La vittoria della destra ha contribuito a rinnovare interesse per alcune questioni simboliche della politica che sono state sempre guardate con sospetto se non con orrore dalla sinistra: patria, nazione, identità e perfino amore (e il suo corrispettivo speculare, l’odio) e, in queste ore di discussione sull’omogenitorialità, ‘natura’.

Su questo terreno, tuttavia, a sinistra taluni ritengono che tali concetti siano declinabili in un’accezione progressista e non retriva, proprio mentre il sindaco di Bologna cancella i ‘patrioti’ dalla toponomastica a favore della sola definizione di ‘partigiani’. Carlo Galli ha scritto che senza nazione non c’è buona politica, mentre il titolista di Repubblica gli fa dire che la nazione e i progressisti devono imparare addirittura ad amarla.

Su questi temi ci è utile la lettura del recente libro di Geminello Preterossi Teologia politica e diritto (Laterza) che si concentra tra le altre cose su un altro concetto mobilitante e affine: il popolo. Quel che intanto apprendiamo da questo testo è proprio che anche il campo progressista produce mitologie e smuove passioni. Preterossi ricorda che “la creazione del legame collettivo non può essere il risultato di una (presunta) trasparenza razionale”. In altri termini, diremmo noi, quel che accomuna le posizioni di sinistra e di destra oggi è la necessaria produzione di un immaginario che funga da collante e che non può essere liquidato. Ce lo suggeriscono gli studiosi del populismo inteso nel suo senso teoretico alto, scevro dal birignao mainstream che usa la nozione come una clava per colpire gli avversari e non si avvede del populismo delle élite fondato sulla mistica della competenza.

Che il popolo non esista è per Preterossi un’affermazione banale: il popolo “esiste come costrutto simbolico che svolge un’inaggirabile funzione di legittimazione”. E questo è – sostiene ancora l’autore – non solo un dato ineliminabile di ogni tentativo di costruzione egemonica, ma è anche insano volerne fare a meno sulla base di un’idea illuministica di separazione della ragione dalla non-ragione. La mobilitazione delle primarie, dunque, si potrebbe sostenere sulla scorta di questo ragionamento: costruisce un popolo e lo stringe attorno alla sua leader. Insomma, secondo Preterossi non si fa politica senza suscitare passioni e sulla base di una fredda filosofia che non sia ammantata anche un po’ di trascendenza o addirittura di ‘religione’ perché la prima fa più fatica della seconda a farsi politica per i vincoli razionali a cui è sottoposta.

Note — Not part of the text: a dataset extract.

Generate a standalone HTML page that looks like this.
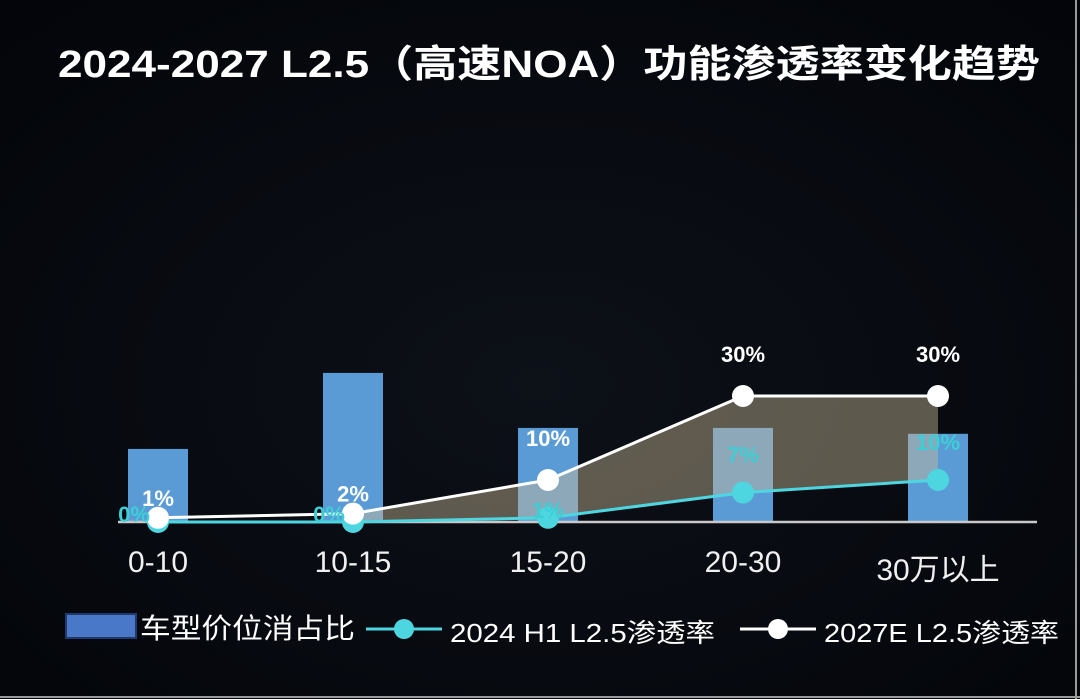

Da qui la risposta alla domanda: è possibile rinunciare a una qualche forma di trascendenza politica? Per Preterossi non solo non è possibile, ma dal momento che la teologia politica innerva la modernità, come dimostrerebbero i tentativi di liberarsene che finiscono comunque con la costruzione di altre ‘religioni’: il capitalismo, o i diritti umani, o la tecnica. Ma non è nemmeno auspicabile. Tuttavia, quel che non convince – che dei libri degli amici si può parlare solo in dissenso – è l’idea che se la credenza nei miti moderni (progresso, diritti, democrazia) è una forma para-religiosa, allora sia meglio rivolgersi (acheronta movebo) a una dimensione simbolico-religiosa più autentica (in cui il leaderismo è centrale tanto quanto il presunto ‘popolo’) perché ‘tiene di più’.

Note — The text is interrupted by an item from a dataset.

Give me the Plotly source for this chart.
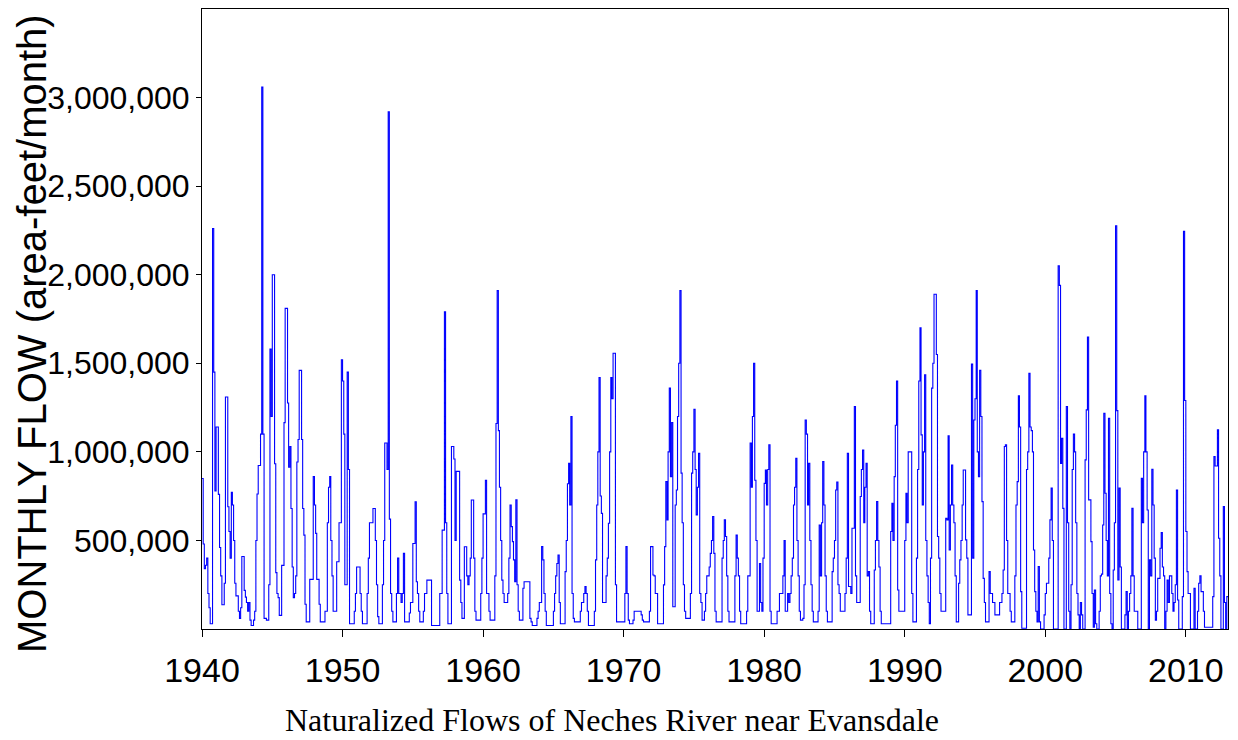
import pandas as pd
import plotly.graph_objects as go

# Monthly naturalized flows (thousand acre-feet/month), Jan..Dec per year
flows_1940s = [
    850, 480, 340, 360, 400, 200, 120, 30, 30, 2260, 1450, 780,        # 1940
    1140, 1140, 760, 460, 300, 137, 137, 258, 1310, 1310, 690, 550,     # 1941
    400, 772, 700, 500, 258, 187, 187, 100, 60, 120, 409, 409,          # 1942
    218, 180, 150, 100, 150, 50, 20, 20, 50, 100, 500, 762,             # 1943
    923, 923, 1100, 3060, 1100, 60, 60, 50, 50, 250, 1580, 1200,        # 1944
    2000, 2000, 933, 318, 200, 177, 77, 77, 359, 359, 1165, 1810,       # 1945
    1810, 1276, 913, 1030, 680, 350, 177, 200, 300, 943, 1070, 1460,    # 1946
    1460, 1070, 680, 530, 140, 40, 40, 40, 280, 280, 280, 860,          # 1947
    700, 540, 280, 280, 140, 40, 40, 40, 40, 100, 100, 600,             # 1948
    800, 860, 500, 300, 100, 100, 100, 380, 380, 600, 600, 1520,        # 1949
]
flows_1950s = [
    1400, 1100, 250, 250, 1450, 900, 30, 30, 30, 30, 100, 200,          # 1950
    350, 350, 350, 200, 100, 30, 30, 30, 30, 200, 400, 600,             # 1951
    600, 600, 680, 680, 500, 250, 70, 30, 30, 30, 250, 500,             # 1952
    1050, 1050, 900, 2920, 620, 200, 100, 40, 40, 40, 200, 400,         # 1953
    200, 200, 150, 200, 427, 40, 40, 40, 40, 90, 150, 150,              # 1954
    483, 483, 718, 267, 200, 100, 40, 40, 40, 100, 200, 200,            # 1955
    276, 276, 276, 276, 20, 20, 20, 20, 20, 20, 20, 200,                # 1956
    200, 558, 558, 1790, 600, 200, 30, 30, 30, 1030, 1030, 960,         # 1957
    500, 890, 890, 890, 276, 150, 60, 60, 464, 464, 300, 250,           # 1958
    300, 400, 728, 728, 400, 100, 50, 50, 50, 50, 200, 400,             # 1959
]
flows_1960s = [
    650, 650, 840, 200, 200, 100, 50, 50, 50, 50, 300, 1160,            # 1960
    1910, 1120, 800, 500, 276, 200, 150, 150, 150, 200, 400, 700,       # 1961
    578, 493, 390, 267, 729, 250, 100, 50, 50, 50, 230, 267,            # 1962
    267, 267, 267, 267, 60, 40, 20, 20, 20, 20, 60, 100,                # 1963
    150, 150, 465, 390, 200, 100, 20, 20, 20, 20, 20, 20,               # 1964
    100, 200, 300, 370, 418, 150, 30, 30, 30, 30, 324, 500,             # 1965
    820, 936, 700, 1200, 200, 60, 40, 40, 40, 40, 40, 100,              # 1966
    150, 150, 200, 240, 200, 100, 20, 20, 20, 20, 20, 100,              # 1967
    390, 700, 1000, 1420, 751, 653, 150, 150, 150, 300, 400, 597,       # 1968
    1000, 1420, 1300, 1557, 1557, 250, 40, 40, 40, 40, 40, 40,          # 1969
]
flows_1970s = [
    40, 200, 465, 200, 50, 30, 30, 30, 50, 100, 100, 100,               # 1970
    100, 100, 100, 80, 50, 40, 40, 40, 40, 40, 100, 465,                # 1971
    465, 305, 300, 200, 200, 30, 30, 30, 30, 30, 249, 465,              # 1972
    832, 616, 1000, 1360, 860, 1166, 126, 126, 700, 785, 1200, 1500,    # 1973
    1910, 880, 600, 250, 100, 60, 60, 60, 60, 200, 880, 1000,           # 1974
    1240, 900, 644, 800, 992, 200, 150, 50, 50, 100, 200, 300,          # 1975
    300, 350, 427, 500, 635, 427, 100, 40, 40, 40, 40, 40,              # 1976
    400, 500, 616, 522, 300, 100, 40, 40, 40, 40, 40, 300,              # 1977
    530, 400, 300, 100, 30, 30, 30, 30, 30, 100, 300, 300,              # 1978
    1050, 800, 1200, 1500, 840, 500, 100, 100, 370, 150, 100, 400,      # 1979
]
flows_1980s = [
    822, 898, 700, 900, 1040, 100, 30, 30, 30, 30, 30, 100,             # 1980
    100, 200, 200, 200, 300, 500, 100, 100, 200, 150, 200, 300,         # 1981
    400, 700, 800, 964, 500, 300, 100, 50, 50, 60, 250, 1180,           # 1982
    1100, 700, 936, 500, 250, 100, 40, 40, 40, 40, 100, 587,            # 1983
    300, 600, 945, 700, 300, 100, 40, 40, 40, 40, 324, 400,             # 1984
    500, 785, 830, 250, 200, 100, 100, 100, 100, 200, 400, 992,         # 1985
    240, 240, 200, 569, 569, 1256, 300, 150, 150, 150, 748, 900,        # 1986
    1010, 600, 800, 936, 300, 324, 100, 30, 30, 30, 333, 500,           # 1987
    720, 500, 350, 100, 30, 30, 30, 30, 30, 30, 30, 30,                 # 1988
    550, 710, 500, 860, 1150, 1400, 220, 100, 100, 100, 100, 100,       # 1989
]
flows_1990s = [
    500, 766, 600, 1000, 1000, 1000, 200, 40, 40, 40, 400, 900,         # 1990
    1400, 1700, 1096, 700, 1000, 1435, 500, 300, 150, 30, 400, 1360,    # 1991
    1500, 1890, 1890, 1550, 522, 400, 200, 100, 100, 100, 100, 625,     # 1992
    616, 1090, 446, 700, 926, 700, 600, 300, 40, 40, 258, 390,          # 1993
    500, 700, 898, 898, 503, 400, 80, 80, 80, 1495, 400, 1180,          # 1994
    1300, 1910, 1000, 860, 1460, 1200, 719, 286, 150, 40, 40, 40,       # 1995
    324, 200, 200, 150, 150, 80, 80, 80, 80, 150, 150, 200,             # 1996
    333, 1030, 1040, 500, 200, 200, 100, 40, 40, 40, 300, 700,          # 1997
    832, 1316, 1140, 211, 4, 4, 4, 4, 900, 1000, 1444, 1140,            # 1998
    1120, 1000, 446, 211, 100, 40, 352, 40, 0, 0, 0, 80,                # 1999
]
flows_2000s = [
    200, 258, 258, 400, 616, 795, 500, 0, 0, 0, 0, 2050,                # 2000
    1940, 935, 1077, 681, 0, 0, 1256, 600, 100, 0, 250, 900,            # 2001
    1100, 1000, 600, 200, 80, 0, 150, 80, 0, 0, 955, 1237,              # 2002
    1648, 729, 729, 493, 200, 10, 220, 30, 0, 0, 100, 300,              # 2003
    310, 587, 1218, 766, 500, 300, 1190, 200, 30, 0, 333, 600,          # 2004
    2276, 1233, 277, 795, 350, 0, 0, 0, 80, 211, 0, 100,                # 2005
    200, 300, 681, 300, 100, 100, 100, 0, 0, 0, 851, 600,               # 2006
    1000, 1316, 1000, 672, 0, 390, 300, 902, 700, 400, 50, 100,         # 2007
    286, 286, 456, 544, 350, 300, 0, 100, 277, 150, 300, 300,           # 2008
    200, 100, 150, 250, 785, 164, 0, 0, 0, 183, 2245, 1290,             # 2009
]
flows_2010s = [
    550, 324, 200, 200, 0, 0, 0, 230, 0, 0, 100, 258,                   # 2010
    300, 211, 211, 100, 10, 10, 10, 10, 10, 10, 10, 183,                # 2011
    973, 920, 920, 1124, 512, 300, 0, 0, 691, 150, 0, 183,              # 2012
]

start_month = "1940-01-01"
y_ticks = [500000, 1000000, 1500000, 2000000, 2500000, 3000000]
x_tick_years = [1940, 1950, 1960, 1970, 1980, 1990, 2000, 2010]

monthly = (flows_1940s + flows_1950s + flows_1960s + flows_1970s
           + flows_1980s + flows_1990s + flows_2000s + flows_2010s)
values = [v * 1000 for v in monthly]
dates = pd.date_range(start_month, periods=len(values), freq="MS")
# extend the last step to the end of its month
end_date = dates[-1] + pd.offsets.MonthBegin(1)
xs = list(dates) + [end_date]
ys = values + [values[-1]]

sans = "Liberation Sans, Arial, sans-serif"

fig = go.Figure()
fig.add_trace(go.Scatter(
    x=xs, y=ys, mode="lines", line=dict(color="#0000ff", width=1.1, shape="hv"),
    showlegend=False, hoverinfo="skip",
))

# page body adds an 8px offset; the figure is sized to fit inside the window
fig.update_layout(
    width=1230, height=732,
    margin=dict(l=194, r=10, t=1, b=111),
    paper_bgcolor="white", plot_bgcolor="white",
)
fig.update_xaxes(
    type="date", automargin=False,
    range=[start_month, end_date],
    tickvals=[f"{y}-01-01" for y in x_tick_years],
    ticktext=[str(y) for y in x_tick_years],
    ticks="outside", ticklen=7, tickcolor="black", tickwidth=1,
    ticklabelstandoff=4,
    showline=True, linecolor="black", linewidth=1, mirror=True,
    showgrid=False, zeroline=False,
    tickfont=dict(family=sans, size=34, color="black"),
)
fig.update_yaxes(
    automargin=False,
    range=[0, 3500000],
    tickvals=y_ticks, tickformat=",",
    ticks="outside", ticklen=5, tickcolor="black", tickwidth=1,
    showline=True, linecolor="black", linewidth=1, mirror=True,
    showgrid=False, zeroline=False,
    tickfont=dict(family=sans, size=32, color="black"),
)
fig.add_annotation(
    text="MONTHLY FLOW (area-feet/month)", textangle=-90,
    xref="paper", yref="paper", x=0, y=0.5,
    xanchor="center", yanchor="middle",
    xshift=-170, yshift=-15, showarrow=False,
    font=dict(family=sans, size=40, color="black"),
)
fig.add_annotation(
    text="Naturalized Flows of Neches River near Evansdale",
    xref="paper", yref="paper", x=0.4, y=0,
    xanchor="center", yanchor="middle",
    yshift=-91, showarrow=False,
    font=dict(family="Liberation Serif, Times New Roman, serif", size=32, color="black"),
)

fig.write_html("out.html")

Se infatti i miti ‘laici’ sono più deboli e richiedono maggiore impegno e più ’razionalità’ è il prezzo da pagare per non diventare preda delle passioni tristi. Anche per un paio di ragioni strategiche: la prima, che la destra, quelle passioni, le mobilita con più energia della sinistra. Vuoi perché la sinistra è ancora fedele ai constraints logico-argomentativi che Preterossi pure denuncia. Vuoi anche perché la mobilitazione delle passioni richiede un’‘aggressività’ che la sinistra ha perso rifugiandosi nella mitezza delle posizioni e nei distinguo del ragionamento; la seconda, che oggi suscitare le passioni politiche è il compito degli stregoni della mediatizzazione e del marketing politico, e le masse, da protagoniste rischiano di diventare pedine da muovere sullo scacchiere di una politica decisa altrove.